Structure your SQL code using the ref function to reference upstream data sources, which can be either Read Components or other Transform Components.

Minimal example​

basic.sql
SELECT * FROM {{ ref("<YOUR-UPSTREAM-COMPONENT-NAME>") }}

Practical example​

simple.sql
SELECT
cabs.*,
pickup_zones.Borough AS pickup_borough,
pickup_zones.Zone AS pickup_zone,
pickup_zones.service_zone AS pickup_service_zone,
dropoff_zones.Borough AS dropoff_borough,
dropoff_zones.Zone AS dropoff_zone,
dropoff_zones.service_zone AS dropoff_service_zone
FROM {{ ref('all_cabs') }} AS cabs
LEFT OUTER JOIN {{ ref('taxi_zone_lookup') }} AS pickup_zones
ON cabs.pickup_location_id = pickup_zones.LocationID
LEFT OUTER JOIN {{ ref('taxi_zone_lookup') }} AS dropoff_zones
ON cabs.dropoff_location_id = dropoff_zones.LocationID

Advanced Transform features​

Ascend offers powerful features that can significantly improve your data pipeline's performance, reliability, and maintainability.

Data partitioning​

By default, transforms process the entire dataset as a single unit. However, you can dramatically improve performance by partitioning your data into smaller chunks that process in parallel. Enable this by adding partition_by and granularity parameters to the ref function.

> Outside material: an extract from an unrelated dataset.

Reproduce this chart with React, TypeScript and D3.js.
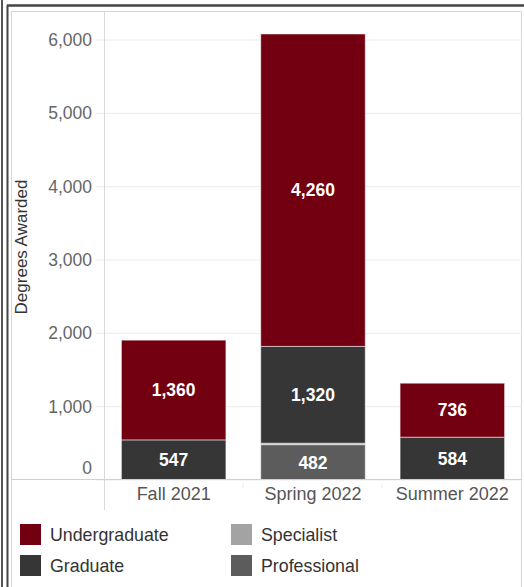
import * as d3 from "d3";

const terms = ["Fall 2021", "Spring 2022", "Summer 2022"];
const levels = ["Professional", "Specialist", "Graduate", "Undergraduate"];
const professional = [0, 482, 0];
const specialist = [0, 20, 0];
const graduate = [547, 1320, 584];
const undergraduate = [1360, 4260, 736];
const yTicks = [0, 1000, 2000, 3000, 4000, 5000, 6000];
const legendItems = ["Undergraduate", "Graduate", "Specialist", "Professional"];

const colors: Record<string, string> = {
  Undergraduate: "#730010",
  Graduate: "#363636",
  Specialist: "#a3a3a3",
  Professional: "#5c5c5c",
};

const W = 524;
const H = 587;
const font = "'Liberation Sans', Arial, sans-serif";

export default function App() {
  const rows = terms.map((t, i) => ({
    term: t,
    Professional: professional[i],
    Specialist: specialist[i],
    Graduate: graduate[i],
    Undergraduate: undergraduate[i],
  }));

  const x = d3
    .scaleBand<string>()
    .domain(terms)
    .range([104, 522])
    .paddingInner(0.25)
    .paddingOuter(0.125);
  const y = d3.scaleLinear().domain([0, 6000]).range([480, 40]);

  const stacked = d3.stack<any>().keys(levels)(rows);
  const fmt = d3.format(",");

  return (
    <svg
      width={W}
      height={H}
      style={{ position: "absolute", left: 0, top: 0, background: "#fff" }}
      fontFamily={font}
    >
      {/* outer frame */}
      <rect x={0} y={0} width={W} height={H} fill="#fff" />
      <line x1={2} x2={2} y1={0} y2={H} stroke="#555" strokeWidth={2} />
      <line x1={7.5} x2={7.5} y1={5} y2={H} stroke="#444" strokeWidth={2} />
      <line x1={7} x2={W} y1={5.5} y2={5.5} stroke="#444" strokeWidth={2.5} />
      <rect x={11.5} y={11.5} width={510} height={H} fill="none" stroke="#d6d6d6" />

      {/* gridlines */}
      {yTicks.map((t) => (
        <line
          key={t}
          x1={96}
          x2={522}
          y1={y(t)}
          y2={y(t)}
          stroke="#ececec"
        />
      ))}
      <line x1={104.5} x2={104.5} y1={12} y2={510} stroke="#d9d9d9" />
      <line x1={243} x2={243} y1={482} y2={488} stroke="#eee" />
      <line x1={382} x2={382} y1={482} y2={488} stroke="#eee" />

      {/* y tick labels */}
      {yTicks.map((t) => (
        <text
          key={t}
          x={92}
          y={t === 0 ? y(t) - 12 : y(t)}
          dy="0.35em"
          textAnchor="end"
          fontSize={17.5}
          fill="#666"
        >
          {fmt(t)}
        </text>
      ))}
      <text
        transform={`translate(27,247) rotate(-90)`}
        textAnchor="middle"
        fontSize={17}
        fill="#333"
      >
        Degrees Awarded
      </text>

      {/* bars */}
      {stacked.map((s) =>
        s.map((d, i) => {
          const h = y(d[0]) - y(d[1]);
          if (h <= 0) return null;
          const xx = x(terms[i])!;
          const v = d[1] - d[0];
          return (
            <g key={s.key + i}>
              <rect
                x={xx}
                y={y(d[1])}
                width={x.bandwidth()}
                height={h}
                fill={colors[s.key]}
                stroke="#fff"
                strokeOpacity={0.5}
                strokeWidth={1}
              />
              {h > 20 && (
                <text
                  x={xx + x.bandwidth() / 2}
                  y={(y(d[0]) + y(d[1])) / 2}
                  dy="0.36em"
                  textAnchor="middle"
                  fontSize={17.5}
                  fontWeight="bold"
                  fill="#fff"
                >
                  {fmt(v)}
                </text>
              )}
            </g>
          );
        })
      )}

      {/* x axis */}
      <line x1={12} x2={522} y1={479.5} y2={479.5} stroke="#d0d0d0" />
      {terms.map((t) => (
        <text
          key={t}
          x={x(t)! + x.bandwidth() / 2}
          y={494}
          dy="0.35em"
          textAnchor="middle"
          fontSize={18}
          fill="#555"
        >
          {t}
        </text>
      ))}

      {/* legend */}
      {legendItems.map((k, i) => {
        const lx = i < 2 ? 20 : 231;
        const ly = i % 2 === 0 ? 524 : 555;
        return (
          <g key={k}>
            <rect x={lx} y={ly} width={21} height={21} fill={colors[k]} />
            <text x={lx + 30} y={ly + 10.5} dy="0.35em" fontSize={17.8} fill="#333">
              {k}
            </text>
          </g>
        );
      })}
    </svg>
  );
}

For example, to process taxi trip data by day:

repartitioning.sql
SELECT
cabs.*,
pickup_zones.Borough AS pickup_borough,
pickup_zones.Zone AS pickup_zone,
pickup_zones.service_zone AS pickup_service_zone,
dropoff_zones.Borough AS dropoff_borough,
dropoff_zones.Zone AS dropoff_zone,
dropoff_zones.service_zone AS dropoff_service_zone
/* Partition daily by pickup-datetime column */
FROM {{ ref('all_cabs', partition_by='pickup_datetime', granularity='day') }} AS cabs
LEFT OUTER JOIN {{ ref('taxi_zone_lookup') }} AS pickup_zones
ON cabs.pickup_location_id = pickup_zones.LocationID
LEFT OUTER JOIN {{ ref('taxi_zone_lookup') }} AS dropoff_zones
ON cabs.dropoff_location_id = dropoff_zones.LocationID

When executed, Ascend partitions the input data by day based on the pickup_datetime column and processes each partition concurrently, significantly accelerating processing for large datasets.

For more on partitioning strategies, see our guides on advanced partitioning and incremental transforms.

Schema evolution handling​

You can define how your transform adapts to schema changes by adding the on_schema_change option to the config block. This is particularly valuable in environments where source data schemas evolve frequently.

This example shows how to automatically incorporate new columns:

schema_change.sql
/* Add on_schema_change option*/
{{
config(
on_schema_change='append_new_columns'
)
}}

SELECT
cabs.*,
pickup_zones.Borough AS pickup_borough,
pickup_zones.Zone AS pickup_zone,
pickup_zones.service_zone AS pickup_service_zone,
dropoff_zones.Borough AS dropoff_borough,
dropoff_zones.Zone AS dropoff_zone,
dropoff_zones.service_zone AS dropoff_service_zone
FROM {{ ref('all_cabs', partition_by='pickup_datetime', granularity='day') }} AS cabs
LEFT OUTER JOIN {{ ref('taxi_zone_lookup') }} AS pickup_zones
ON cabs.pickup_location_id = pickup_zones.LocationID
LEFT OUTER JOIN {{ ref('taxi_zone_lookup') }} AS dropoff_zones
ON cabs.dropoff_location_id = dropoff_zones.LocationID

Data validation testing​

Integrate automated data quality checks using the with_test function to validate transform outputs. These tests execute whenever the transform runs, ensuring data meets your quality requirements.

Here we validate that:

  1. The vendor_id column contains no null values
  2. The output contains exactly 2,912,193 rows
tests.sql
{{
config(
on_schema_change='append_new_columns'
)
}}

SELECT
cabs.*,
pickup_zones.Borough AS pickup_borough,
pickup_zones.Zone AS pickup_zone,
pickup_zones.service_zone AS pickup_service_zone,
dropoff_zones.Borough AS dropoff_borough,
dropoff_zones.Zone AS dropoff_zone,
dropoff_zones.service_zone AS dropoff_service_zone
FROM {{ ref('all_cabs', partition_by='pickup_datetime', granularity='day') }} AS cabs
LEFT OUTER JOIN {{ ref('taxi_zone_lookup') }} AS pickup_zones
ON cabs.pickup_location_id = pickup_zones.LocationID
LEFT OUTER JOIN {{ ref('taxi_zone_lookup') }} AS dropoff_zones
ON cabs.dropoff_location_id = dropoff_zones.LocationID

/* Add data quality checks */
{{ with_test("not_null", column="vendor_id") }}
{{ with_test("count_equal", count=2912193) }}

For a complete list of available tests, see our data quality testing reference.

🎉 Congratulations! You just created your first Simple SQL Transform in Ascend!